◆ Exercise task: Render the material again word for word, skipping the pictures in it.

[Begin Records]

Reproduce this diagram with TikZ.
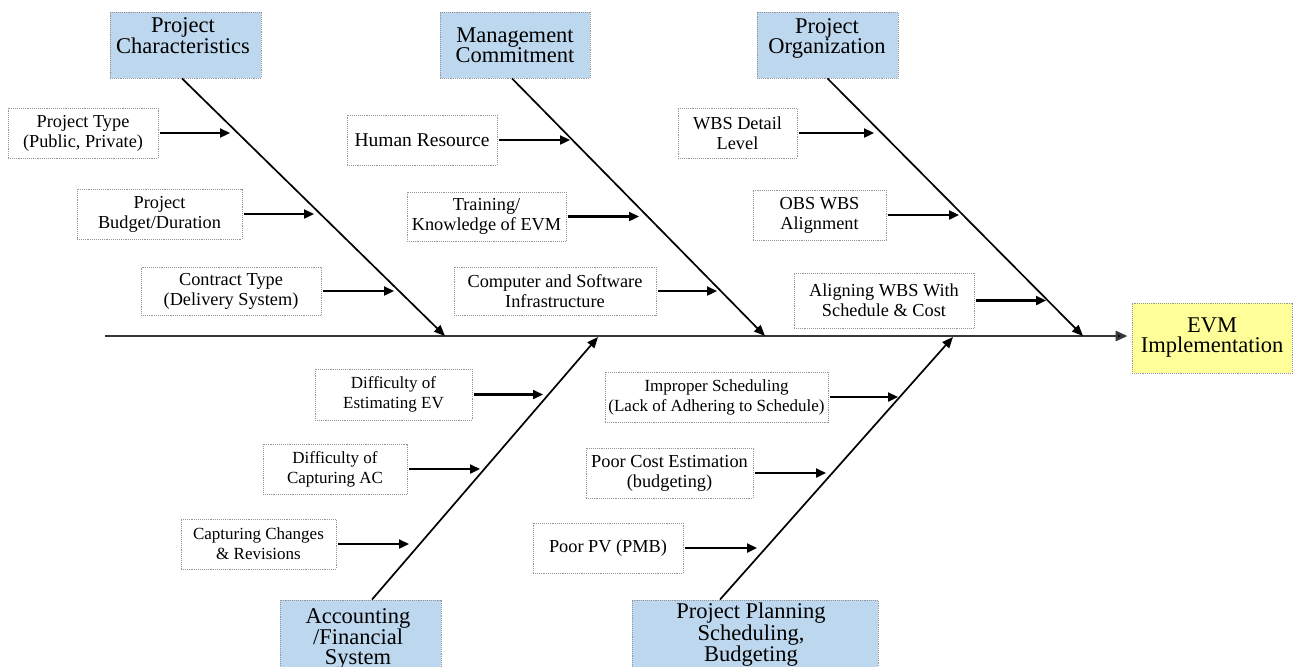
\documentclass[tikz,border=0pt]{standalone}
\usepackage{fontspec}
\setmainfont{Liberation Serif}
\usetikzlibrary{arrows.meta}
\definecolor{catblue}{RGB}{189,215,238}
\definecolor{effyellow}{RGB}{255,255,153}
\definecolor{rimgray}{RGB}{150,150,150}
\definecolor{spinegray}{RGB}{55,55,55}

\begin{document}
\begin{tikzpicture}[x=1pt,y=-1pt,
  box/.style={draw=rimgray, densely dotted, line width=0.9pt, inner sep=0pt, align=center},
  catbox/.style={box, fill=catblue, font=\fontsize{22.5}{20}\selectfont},
  effbox/.style={box, fill=effyellow, font=\fontsize{22.5}{20}\selectfont},
  catlabel/.style={inner sep=0pt, align=center, font=\fontsize{22.5}{20}\selectfont},
  causebox/.style={box, fill=white, font=\fontsize{18.3}{20}\selectfont},
  smallcause/.style={causebox, font=\fontsize{17}{20}\selectfont},
  bone/.style={line width=1.7pt, -{Triangle[length=11pt,width=9pt]}},
  spine/.style={line width=2.6pt, draw=spinegray, -{Triangle[length=12pt,width=10pt,fill=black]}},
  causearrow/.style={line width=2.3pt, shorten <=2pt, -{Triangle[length=10pt,width=9pt]}}
]
\clip (0,0) rectangle (1294,667);
\fill[white] (0,0) rectangle (1294,667);

% ---- category boxes ----
\node[catbox, minimum width=151, minimum height=66] (pc) at (185.5,45) {};
\node[catlabel, anchor=north] (pcl) at (183,17) {Project\\Characteristics};
\node[catbox, minimum width=150, minimum height=66] (mc) at (515,45) {Management\\Commitment};
\node[catbox, minimum width=141, minimum height=66] (po) at (827.5,45) {};
\node[catlabel, anchor=north] (pol) at (827,18) {Project\\Organization};
\node[catbox, minimum width=161, minimum height=90] (afs) at (360.5,645) {};
\node[catlabel, anchor=north] (afsl) at (358,608) {Accounting\\/Financial\\System};
\node[catbox, minimum width=246, minimum height=90] (pp) at (755,645) {};
\node[catlabel, anchor=north] (ppl) at (751,603) {Project Planning\\Scheduling,\\Budgeting};

% ---- effect ----
\node[effbox, minimum width=160, minimum height=70] (evm) at (1212,338) {EVM\\Implementation};

% ---- spine ----
\coordinate (spine0) at (105,336);
\draw[spine, shorten >=4pt] (spine0) -- (spine0 -| evm.west);

% ---- bones ----
\coordinate (pcj) at (445,336);
\coordinate (mcj) at (765,336);
\coordinate (poj) at (1083,336);
\coordinate (afj) at (598,337);
\coordinate (ppj) at (953,337);
\draw[bone] ([xshift=-3.5pt]pc.south) -- (pcj);
\draw[bone] ([xshift=-3pt]mc.south) -- (mcj);
\draw[bone] (po.south) -- (poj);
\draw[bone] ([xshift=11.5pt]afs.north) -- (afj);
\draw[bone] ([xshift=-35pt]pp.north) -- (ppj);

% ---- causes: project characteristics ----
\node[causebox, minimum width=150, minimum height=50] (c1) at (83,133) {Project Type\\(Public, Private)};
\node[causebox, minimum width=165, minimum height=50] (c2) at (159.5,214) {Project\\Budget/Duration};
\node[causebox, minimum width=180, minimum height=48] (c3) at (231,291) {Contract Type\\(Delivery System)};
\coordinate (t1) at (230,133);
\coordinate (t2) at (314,214);
\coordinate (t3) at (394,291);

% ---- causes: management commitment ----
\node[causebox, minimum width=150, minimum height=50, font=\fontsize{19.5}{20}\selectfont] (c4) at (422,140) {Human Resource};
\node[causebox, minimum width=159, minimum height=49] (c5) at (486.5,216.5) {Training/\\Knowledge of EVM};
\node[causebox, minimum width=202, minimum height=48] (c6) at (555,291) {Computer and Software\\Infrastructure};
\coordinate (t4) at (570,140);
\coordinate (t5) at (639,216.5);
\coordinate (t6) at (717,291);

% ---- causes: project organization ----
\node[causebox, minimum width=119, minimum height=50] (c7) at (737.5,133) {WBS Detail\\Level};
\node[causebox, minimum width=133, minimum height=50] (c8) at (819.5,215) {OBS WBS\\Alignment};
\node[causebox, minimum width=180, minimum height=55] (c9) at (884,300.5) {Aligning WBS With\\Schedule \& Cost};
\coordinate (t7) at (874,133);
\coordinate (t8) at (959,215);
\coordinate (t9) at (1046,300.5);

% ---- causes: accounting / financial system ----
\node[smallcause, minimum width=157, minimum height=51] (c10) at (393.5,394.5) {Difficulty of\\Estimating EV};
\node[smallcause, minimum width=144, minimum height=50] (c11) at (335,469) {Difficulty of\\Capturing AC};
\node[smallcause, minimum width=155, minimum height=50] (c12) at (258.5,544) {Capturing Changes\\\& Revisions};
\coordinate (t10) at (543,394.5);
\coordinate (t11) at (480,469);
\coordinate (t12) at (409,544);

% ---- causes: planning, scheduling, budgeting ----
\node[smallcause, minimum width=223, minimum height=50] (c13) at (716.5,397) {Improper Scheduling\\(Lack of Adhering to Schedule)};
\node[causebox, minimum width=167, minimum height=50] (c14) at (669.5,473) {Poor Cost Estimation\\(budgeting)};
\node[causebox, minimum width=150, minimum height=50] (c15) at (608,548) {Poor PV (PMB)};
\coordinate (t13) at (898,397);
\coordinate (t14) at (826,473);
\coordinate (t15) at (757,548);

\foreach \i in {1,...,15}{
  \draw[causearrow] (c\i) -- (t\i);
}
\end{tikzpicture}
\end{document}
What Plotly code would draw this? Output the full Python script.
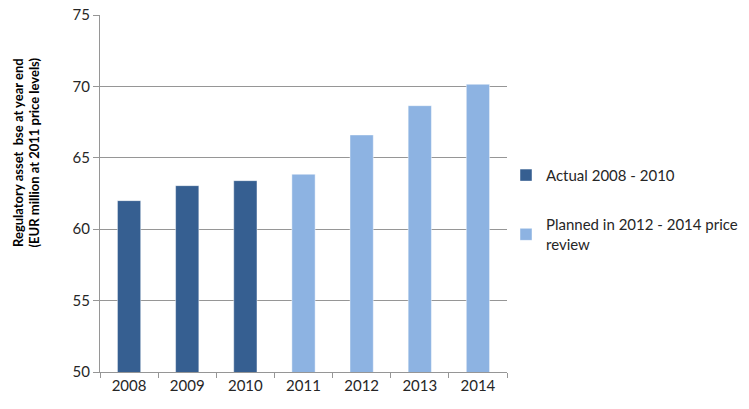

[End Records]

◆ Written solution:
Reproduce this diagram with TikZ.
\documentclass[tikz,border=0pt]{standalone}
\usepackage{fontspec}
\setmainfont{Liberation Serif}
\usetikzlibrary{arrows.meta}
\definecolor{catblue}{RGB}{189,215,238}
\definecolor{effyellow}{RGB}{255,255,153}
\definecolor{rimgray}{RGB}{150,150,150}
\definecolor{spinegray}{RGB}{55,55,55}

\begin{document}
\begin{tikzpicture}[x=1pt,y=-1pt,
  box/.style={draw=rimgray, densely dotted, line width=0.9pt, inner sep=0pt, align=center},
  catbox/.style={box, fill=catblue, font=\fontsize{22.5}{20}\selectfont},
  effbox/.style={box, fill=effyellow, font=\fontsize{22.5}{20}\selectfont},
  catlabel/.style={inner sep=0pt, align=center, font=\fontsize{22.5}{20}\selectfont},
  causebox/.style={box, fill=white, font=\fontsize{18.3}{20}\selectfont},
  smallcause/.style={causebox, font=\fontsize{17}{20}\selectfont},
  bone/.style={line width=1.7pt, -{Triangle[length=11pt,width=9pt]}},
  spine/.style={line width=2.6pt, draw=spinegray, -{Triangle[length=12pt,width=10pt,fill=black]}},
  causearrow/.style={line width=2.3pt, shorten <=2pt, -{Triangle[length=10pt,width=9pt]}}
]
\clip (0,0) rectangle (1294,667);
\fill[white] (0,0) rectangle (1294,667);

% ---- category boxes ----
\node[catbox, minimum width=151, minimum height=66] (pc) at (185.5,45) {};
\node[catlabel, anchor=north] (pcl) at (183,17) {Project\\Characteristics};
\node[catbox, minimum width=150, minimum height=66] (mc) at (515,45) {Management\\Commitment};
\node[catbox, minimum width=141, minimum height=66] (po) at (827.5,45) {};
\node[catlabel, anchor=north] (pol) at (827,18) {Project\\Organization};
\node[catbox, minimum width=161, minimum height=90] (afs) at (360.5,645) {};
\node[catlabel, anchor=north] (afsl) at (358,608) {Accounting\\/Financial\\System};
\node[catbox, minimum width=246, minimum height=90] (pp) at (755,645) {};
\node[catlabel, anchor=north] (ppl) at (751,603) {Project Planning\\Scheduling,\\Budgeting};

% ---- effect ----
\node[effbox, minimum width=160, minimum height=70] (evm) at (1212,338) {EVM\\Implementation};

% ---- spine ----
\coordinate (spine0) at (105,336);
\draw[spine, shorten >=4pt] (spine0) -- (spine0 -| evm.west);

% ---- bones ----
\coordinate (pcj) at (445,336);
\coordinate (mcj) at (765,336);
\coordinate (poj) at (1083,336);
\coordinate (afj) at (598,337);
\coordinate (ppj) at (953,337);
\draw[bone] ([xshift=-3.5pt]pc.south) -- (pcj);
\draw[bone] ([xshift=-3pt]mc.south) -- (mcj);
\draw[bone] (po.south) -- (poj);
\draw[bone] ([xshift=11.5pt]afs.north) -- (afj);
\draw[bone] ([xshift=-35pt]pp.north) -- (ppj);

% ---- causes: project characteristics ----
\node[causebox, minimum width=150, minimum height=50] (c1) at (83,133) {Project Type\\(Public, Private)};
\node[causebox, minimum width=165, minimum height=50] (c2) at (159.5,214) {Project\\Budget/Duration};
\node[causebox, minimum width=180, minimum height=48] (c3) at (231,291) {Contract Type\\(Delivery System)};
\coordinate (t1) at (230,133);
\coordinate (t2) at (314,214);
\coordinate (t3) at (394,291);

% ---- causes: management commitment ----
\node[causebox, minimum width=150, minimum height=50, font=\fontsize{19.5}{20}\selectfont] (c4) at (422,140) {Human Resource};
\node[causebox, minimum width=159, minimum height=49] (c5) at (486.5,216.5) {Training/\\Knowledge of EVM};
\node[causebox, minimum width=202, minimum height=48] (c6) at (555,291) {Computer and Software\\Infrastructure};
\coordinate (t4) at (570,140);
\coordinate (t5) at (639,216.5);
\coordinate (t6) at (717,291);

% ---- causes: project organization ----
\node[causebox, minimum width=119, minimum height=50] (c7) at (737.5,133) {WBS Detail\\Level};
\node[causebox, minimum width=133, minimum height=50] (c8) at (819.5,215) {OBS WBS\\Alignment};
\node[causebox, minimum width=180, minimum height=55] (c9) at (884,300.5) {Aligning WBS With\\Schedule \& Cost};
\coordinate (t7) at (874,133);
\coordinate (t8) at (959,215);
\coordinate (t9) at (1046,300.5);

% ---- causes: accounting / financial system ----
\node[smallcause, minimum width=157, minimum height=51] (c10) at (393.5,394.5) {Difficulty of\\Estimating EV};
\node[smallcause, minimum width=144, minimum height=50] (c11) at (335,469) {Difficulty of\\Capturing AC};
\node[smallcause, minimum width=155, minimum height=50] (c12) at (258.5,544) {Capturing Changes\\\& Revisions};
\coordinate (t10) at (543,394.5);
\coordinate (t11) at (480,469);
\coordinate (t12) at (409,544);

% ---- causes: planning, scheduling, budgeting ----
\node[smallcause, minimum width=223, minimum height=50] (c13) at (716.5,397) {Improper Scheduling\\(Lack of Adhering to Schedule)};
\node[causebox, minimum width=167, minimum height=50] (c14) at (669.5,473) {Poor Cost Estimation\\(budgeting)};
\node[causebox, minimum width=150, minimum height=50] (c15) at (608,548) {Poor PV (PMB)};
\coordinate (t13) at (898,397);
\coordinate (t14) at (826,473);
\coordinate (t15) at (757,548);

\foreach \i in {1,...,15}{
  \draw[causearrow] (c\i) -- (t\i);
}
\end{tikzpicture}
\end{document}
What Plotly code would draw this? Output the full Python script.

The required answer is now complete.